▶ _WHAT IS REQUIRED_: All of the records below must be output exactly, with no pictures carried over.

▶ _RECORDED INFORMATION_:
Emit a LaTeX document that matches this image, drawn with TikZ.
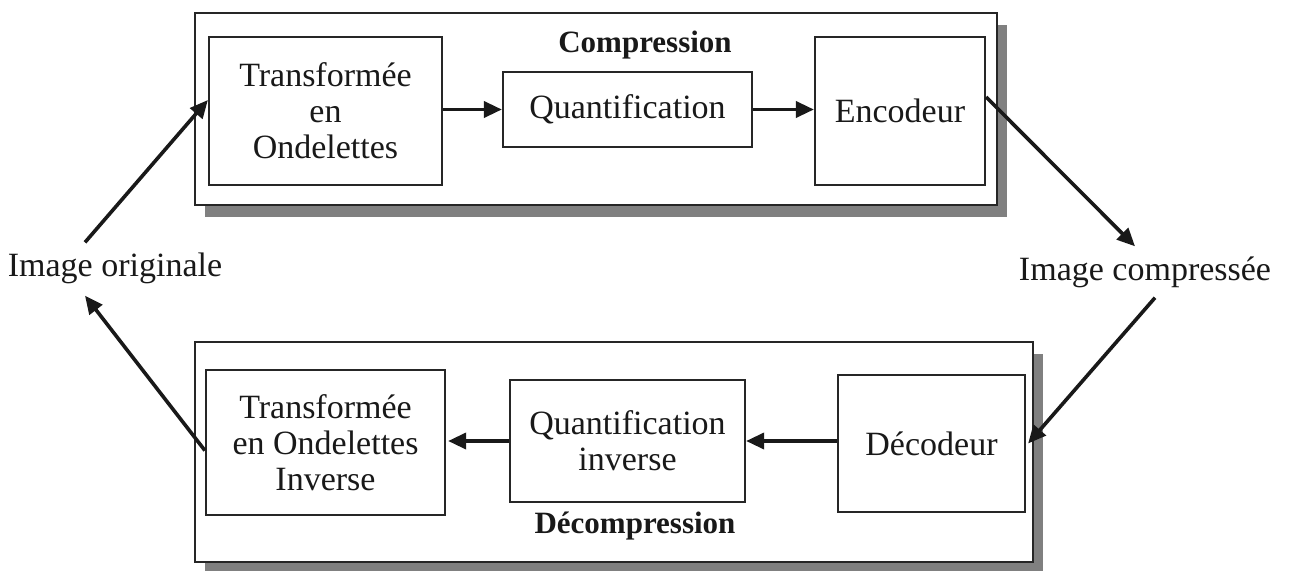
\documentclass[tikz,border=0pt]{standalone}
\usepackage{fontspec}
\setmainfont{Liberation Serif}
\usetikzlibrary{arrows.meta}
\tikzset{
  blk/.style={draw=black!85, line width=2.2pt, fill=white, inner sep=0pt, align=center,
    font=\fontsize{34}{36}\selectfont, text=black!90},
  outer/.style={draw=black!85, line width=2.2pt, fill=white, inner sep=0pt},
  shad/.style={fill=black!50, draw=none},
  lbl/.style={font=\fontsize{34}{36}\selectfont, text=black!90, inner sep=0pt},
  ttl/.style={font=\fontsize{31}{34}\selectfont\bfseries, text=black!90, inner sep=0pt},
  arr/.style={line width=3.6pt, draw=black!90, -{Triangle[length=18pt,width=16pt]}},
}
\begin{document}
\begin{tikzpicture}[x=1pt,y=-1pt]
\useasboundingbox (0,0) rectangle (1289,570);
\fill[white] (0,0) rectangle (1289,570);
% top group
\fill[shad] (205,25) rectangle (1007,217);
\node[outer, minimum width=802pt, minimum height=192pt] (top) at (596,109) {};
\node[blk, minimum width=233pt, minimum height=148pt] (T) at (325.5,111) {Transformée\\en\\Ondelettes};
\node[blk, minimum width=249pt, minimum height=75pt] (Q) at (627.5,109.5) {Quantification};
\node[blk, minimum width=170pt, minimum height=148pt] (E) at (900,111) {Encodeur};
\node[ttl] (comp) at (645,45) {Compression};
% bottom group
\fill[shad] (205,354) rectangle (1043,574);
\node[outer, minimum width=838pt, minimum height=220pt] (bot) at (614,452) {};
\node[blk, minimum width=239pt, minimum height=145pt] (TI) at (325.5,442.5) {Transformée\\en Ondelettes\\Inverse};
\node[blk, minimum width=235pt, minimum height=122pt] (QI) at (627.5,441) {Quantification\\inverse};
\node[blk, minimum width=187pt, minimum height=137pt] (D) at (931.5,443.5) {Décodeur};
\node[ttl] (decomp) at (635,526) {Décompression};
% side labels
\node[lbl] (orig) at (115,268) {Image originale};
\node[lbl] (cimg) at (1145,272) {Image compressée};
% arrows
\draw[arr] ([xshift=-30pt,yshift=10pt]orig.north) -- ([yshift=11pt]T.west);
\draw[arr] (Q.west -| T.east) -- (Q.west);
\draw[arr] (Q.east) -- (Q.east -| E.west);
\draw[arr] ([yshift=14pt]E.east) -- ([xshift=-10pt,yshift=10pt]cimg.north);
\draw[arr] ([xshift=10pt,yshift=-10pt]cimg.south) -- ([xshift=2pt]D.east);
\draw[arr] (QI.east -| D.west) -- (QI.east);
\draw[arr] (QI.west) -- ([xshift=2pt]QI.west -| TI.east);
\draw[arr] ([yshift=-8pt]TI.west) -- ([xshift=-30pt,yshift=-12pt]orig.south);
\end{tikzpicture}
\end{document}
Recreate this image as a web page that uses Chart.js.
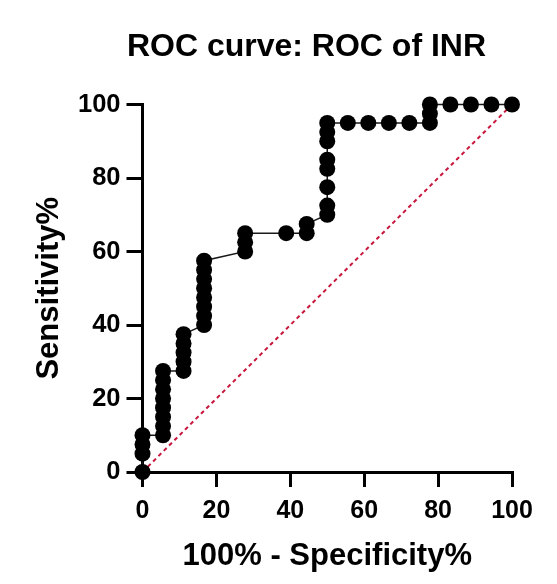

▶ _OUTPUT OF THE TASK_:
Emit a LaTeX document that matches this image, drawn with TikZ.
\documentclass[tikz,border=0pt]{standalone}
\usepackage{fontspec}
\setmainfont{Liberation Serif}
\usetikzlibrary{arrows.meta}
\tikzset{
  blk/.style={draw=black!85, line width=2.2pt, fill=white, inner sep=0pt, align=center,
    font=\fontsize{34}{36}\selectfont, text=black!90},
  outer/.style={draw=black!85, line width=2.2pt, fill=white, inner sep=0pt},
  shad/.style={fill=black!50, draw=none},
  lbl/.style={font=\fontsize{34}{36}\selectfont, text=black!90, inner sep=0pt},
  ttl/.style={font=\fontsize{31}{34}\selectfont\bfseries, text=black!90, inner sep=0pt},
  arr/.style={line width=3.6pt, draw=black!90, -{Triangle[length=18pt,width=16pt]}},
}
\begin{document}
\begin{tikzpicture}[x=1pt,y=-1pt]
\useasboundingbox (0,0) rectangle (1289,570);
\fill[white] (0,0) rectangle (1289,570);
% top group
\fill[shad] (205,25) rectangle (1007,217);
\node[outer, minimum width=802pt, minimum height=192pt] (top) at (596,109) {};
\node[blk, minimum width=233pt, minimum height=148pt] (T) at (325.5,111) {Transformée\\en\\Ondelettes};
\node[blk, minimum width=249pt, minimum height=75pt] (Q) at (627.5,109.5) {Quantification};
\node[blk, minimum width=170pt, minimum height=148pt] (E) at (900,111) {Encodeur};
\node[ttl] (comp) at (645,45) {Compression};
% bottom group
\fill[shad] (205,354) rectangle (1043,574);
\node[outer, minimum width=838pt, minimum height=220pt] (bot) at (614,452) {};
\node[blk, minimum width=239pt, minimum height=145pt] (TI) at (325.5,442.5) {Transformée\\en Ondelettes\\Inverse};
\node[blk, minimum width=235pt, minimum height=122pt] (QI) at (627.5,441) {Quantification\\inverse};
\node[blk, minimum width=187pt, minimum height=137pt] (D) at (931.5,443.5) {Décodeur};
\node[ttl] (decomp) at (635,526) {Décompression};
% side labels
\node[lbl] (orig) at (115,268) {Image originale};
\node[lbl] (cimg) at (1145,272) {Image compressée};
% arrows
\draw[arr] ([xshift=-30pt,yshift=10pt]orig.north) -- ([yshift=11pt]T.west);
\draw[arr] (Q.west -| T.east) -- (Q.west);
\draw[arr] (Q.east) -- (Q.east -| E.west);
\draw[arr] ([yshift=14pt]E.east) -- ([xshift=-10pt,yshift=10pt]cimg.north);
\draw[arr] ([xshift=10pt,yshift=-10pt]cimg.south) -- ([xshift=2pt]D.east);
\draw[arr] (QI.east -| D.west) -- (QI.east);
\draw[arr] (QI.west) -- ([xshift=2pt]QI.west -| TI.east);
\draw[arr] ([yshift=-8pt]TI.west) -- ([xshift=-30pt,yshift=-12pt]orig.south);
\end{tikzpicture}
\end{document}
Recreate this image as a web page that uses Chart.js.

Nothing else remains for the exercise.